The listing below holds a line with "Recreate this image" and a later line with "75, 80, 85]". Write out those two lines and every line between them, exactly, and nothing else.

>> Start Dataset

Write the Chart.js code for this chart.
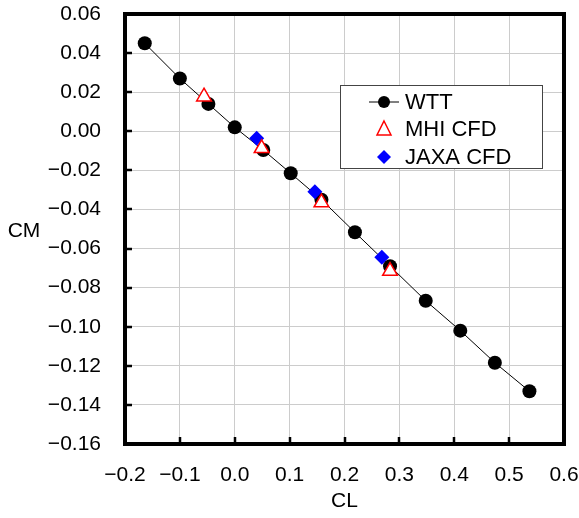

>> End Dataset
>> Start Dataset

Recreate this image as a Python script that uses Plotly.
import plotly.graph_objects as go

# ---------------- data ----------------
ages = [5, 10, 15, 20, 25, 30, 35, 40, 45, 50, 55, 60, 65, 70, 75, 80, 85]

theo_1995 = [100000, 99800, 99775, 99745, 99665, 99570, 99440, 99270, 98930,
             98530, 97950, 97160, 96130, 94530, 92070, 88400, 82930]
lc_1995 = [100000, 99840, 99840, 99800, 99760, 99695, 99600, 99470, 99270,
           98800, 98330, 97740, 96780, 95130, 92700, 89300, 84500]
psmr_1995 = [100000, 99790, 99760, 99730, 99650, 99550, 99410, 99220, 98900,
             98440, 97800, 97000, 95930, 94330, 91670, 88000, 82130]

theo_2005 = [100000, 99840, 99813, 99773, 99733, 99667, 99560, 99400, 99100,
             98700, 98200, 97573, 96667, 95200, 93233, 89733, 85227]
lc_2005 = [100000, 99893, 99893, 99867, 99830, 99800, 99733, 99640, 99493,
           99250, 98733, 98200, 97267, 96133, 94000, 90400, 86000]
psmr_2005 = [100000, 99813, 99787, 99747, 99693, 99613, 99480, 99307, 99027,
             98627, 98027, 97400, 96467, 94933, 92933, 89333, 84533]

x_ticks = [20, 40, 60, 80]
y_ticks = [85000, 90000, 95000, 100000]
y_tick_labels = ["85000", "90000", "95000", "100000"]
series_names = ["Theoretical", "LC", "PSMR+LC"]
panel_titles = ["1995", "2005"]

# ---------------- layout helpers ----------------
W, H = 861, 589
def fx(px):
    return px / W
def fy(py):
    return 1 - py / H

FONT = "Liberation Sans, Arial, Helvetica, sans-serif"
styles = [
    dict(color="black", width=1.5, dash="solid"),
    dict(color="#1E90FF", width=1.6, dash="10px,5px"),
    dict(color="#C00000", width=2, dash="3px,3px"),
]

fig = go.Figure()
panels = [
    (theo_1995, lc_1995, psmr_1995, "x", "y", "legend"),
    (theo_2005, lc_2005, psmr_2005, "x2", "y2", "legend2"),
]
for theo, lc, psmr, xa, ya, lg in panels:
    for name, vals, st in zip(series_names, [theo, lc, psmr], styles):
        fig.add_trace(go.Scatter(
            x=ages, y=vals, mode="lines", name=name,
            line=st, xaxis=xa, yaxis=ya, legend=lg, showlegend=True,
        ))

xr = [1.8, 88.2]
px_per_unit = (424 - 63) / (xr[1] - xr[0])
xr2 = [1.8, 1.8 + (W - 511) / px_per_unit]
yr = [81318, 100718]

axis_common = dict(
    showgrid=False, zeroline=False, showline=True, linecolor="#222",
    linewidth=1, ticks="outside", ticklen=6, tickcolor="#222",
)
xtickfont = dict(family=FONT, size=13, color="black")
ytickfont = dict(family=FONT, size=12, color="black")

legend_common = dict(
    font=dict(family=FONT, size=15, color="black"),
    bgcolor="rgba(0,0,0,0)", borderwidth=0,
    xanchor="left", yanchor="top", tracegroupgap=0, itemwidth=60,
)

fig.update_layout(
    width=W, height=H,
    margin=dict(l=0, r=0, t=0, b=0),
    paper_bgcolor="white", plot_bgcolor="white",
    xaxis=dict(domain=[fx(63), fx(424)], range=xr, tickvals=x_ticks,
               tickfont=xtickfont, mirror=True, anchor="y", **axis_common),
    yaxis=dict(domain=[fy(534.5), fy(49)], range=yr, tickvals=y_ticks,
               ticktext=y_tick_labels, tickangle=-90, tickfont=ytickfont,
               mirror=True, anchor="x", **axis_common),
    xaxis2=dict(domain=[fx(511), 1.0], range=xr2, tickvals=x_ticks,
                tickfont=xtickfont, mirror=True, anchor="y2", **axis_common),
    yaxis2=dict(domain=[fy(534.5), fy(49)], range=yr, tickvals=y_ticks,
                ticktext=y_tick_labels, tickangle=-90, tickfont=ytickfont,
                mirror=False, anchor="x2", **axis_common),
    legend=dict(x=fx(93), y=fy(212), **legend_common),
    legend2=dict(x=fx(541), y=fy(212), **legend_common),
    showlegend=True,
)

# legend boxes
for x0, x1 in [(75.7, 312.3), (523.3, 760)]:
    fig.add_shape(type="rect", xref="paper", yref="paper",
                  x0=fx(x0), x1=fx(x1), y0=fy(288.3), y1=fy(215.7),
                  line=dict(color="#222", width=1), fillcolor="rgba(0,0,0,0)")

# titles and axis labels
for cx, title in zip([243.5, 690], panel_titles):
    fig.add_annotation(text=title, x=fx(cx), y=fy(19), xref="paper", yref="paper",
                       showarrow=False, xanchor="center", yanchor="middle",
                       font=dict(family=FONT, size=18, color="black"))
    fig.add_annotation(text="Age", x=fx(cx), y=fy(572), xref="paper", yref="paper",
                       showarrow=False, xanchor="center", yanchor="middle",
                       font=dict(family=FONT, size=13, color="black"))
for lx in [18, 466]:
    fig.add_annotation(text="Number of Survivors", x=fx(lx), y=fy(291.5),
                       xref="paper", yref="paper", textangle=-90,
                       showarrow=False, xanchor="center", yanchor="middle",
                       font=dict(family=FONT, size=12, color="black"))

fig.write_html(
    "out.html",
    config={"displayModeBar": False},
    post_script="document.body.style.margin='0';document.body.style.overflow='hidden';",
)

>> End Dataset

— Exercise answer —
Recreate this image as a Python script that uses Plotly.
import plotly.graph_objects as go

# ---------------- data ----------------
ages = [5, 10, 15, 20, 25, 30, 35, 40, 45, 50, 55, 60, 65, 70, 75, 80, 85]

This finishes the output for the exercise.